Steven, it is Paul. As Ivan said, we do have a level of concern with the cushion being tight. However, I do want to point out that the third CDO was the more highly levered CDO that we did in the legacy book, so the cushion was never really very large to begin with so it is a tight cushion, but it is the CDO that had the highest leverage and while we do have some concern as loans pay off. We’re hopeful that the cushion could improve with loans paying off. Other things could go the other way and we do have a concern, but as the vehicle continues to delever some of these has to get better over time.

Ivan Kaufman

President and CEO

And then the CDO was more of a whole loan CDO with higher quality collateral and that is the part of the reason why it is always operated on a lower cushion.

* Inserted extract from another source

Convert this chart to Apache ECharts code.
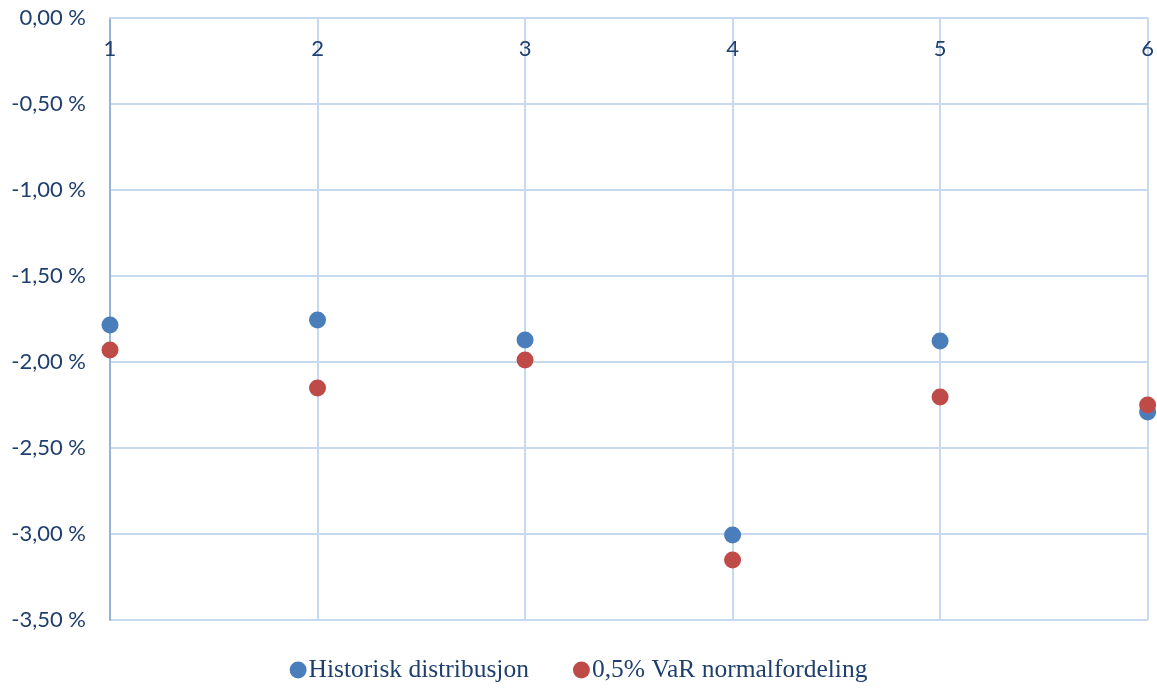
<!DOCTYPE html>
<html><head><meta charset="utf-8">
<script src="https://cdn.jsdelivr.net/npm/echarts@6/dist/echarts.min.js"></script>
<style>html,body{margin:0;padding:0;background:#fff}#c{width:1157px;height:688px}</style>
</head><body><div id="c"></div>
<script>
const xValues = [1, 2, 3, 4, 5, 6];
const historisk = [-1.785, -1.756, -1.872, -3.006, -1.878, -2.291];
const varNormal = [-1.930, -2.151, -1.988, -3.151, -2.203, -2.250];
const seriesNames = ['Historisk distribusjon', '0,5% VaR normalfordeling'];

const chart = echarts.init(document.getElementById('c'));
const txt = '#1f3f6e';
chart.setOption({
  animation: false,
  grid: {left: 110, right: 9, top: 18, bottom: 68},
  legend: {
    bottom: 0, left: 'center', itemGap: 44, itemWidth: 17, itemHeight: 17, icon: 'circle',
    textStyle: {fontFamily: 'Liberation Serif', fontSize: 25.5, color: txt, padding: [0, 0, 0, -3]},
    data: seriesNames
  },
  xAxis: {
    type: 'value', position: 'top', min: 1, max: 6, interval: 1,
    axisLine: {show: true, onZero: false, lineStyle: {color: '#c6d9f0', width: 2}},
    axisTick: {show: false},
    axisLabel: {inside: true, margin: 20, fontFamily: 'Lato', fontSize: 22, color: txt},
    splitLine: {show: true, lineStyle: {color: '#c6d9f0', width: 2}}
  },
  yAxis: {
    type: 'value', min: -3.5, max: 0, interval: 0.5,
    axisLine: {show: true, onZero: false, lineStyle: {color: '#95b3d7', width: 2}},
    axisTick: {show: false},
    axisLabel: {margin: 24, fontFamily: 'Lato', fontSize: 22, color: txt,
      formatter: v => v.toFixed(2).replace('.', ',') + ' %'},
    splitLine: {show: true, lineStyle: {color: '#c6d9f0', width: 2}}
  },
  series: [
    {name: seriesNames[0], type: 'scatter', symbolSize: 17, itemStyle: {color: '#4a7ebb', opacity: 1},
      data: xValues.map((x, i) => [x, historisk[i]])},
    {name: seriesNames[1], type: 'scatter', symbolSize: 17, itemStyle: {color: '#be4b48', opacity: 1},
      data: xValues.map((x, i) => [x, varNormal[i]])}
  ]
});
</script></body></html>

Stephen Laws - Deutsche Bank

Analyst · Stephen Laws of Deutsche Bank, please go ahead

Great. Thanks for that and I think my other couple of question on pipeline and cash flow were addressed even in your prepared remarks are your previous answers and again congrats on a nice year, but also important to nice start to this year with the CLO and some new financing facilities.

Paul Elenio

Chief Financial Officer

Thank you Steve.

Ivan Kaufman

President and CEO

Thanks.

Operator

Operator

I would now like to turn the call over to Ivan Kaufman for closing remarks.

Ivan Kaufman

President and CEO

Okay, well thanks for everybody’s support in 2012 and we’re looking forward to an outstanding 2013. As Steve mentioned we are off to a great start in terms of stock performance and (inaudible) and look forward to our next earnings call. Thank you very much.

Operator

Operator

Ladies and gentlemen, that concludes today’s conference. You may now disconnect and have a great day.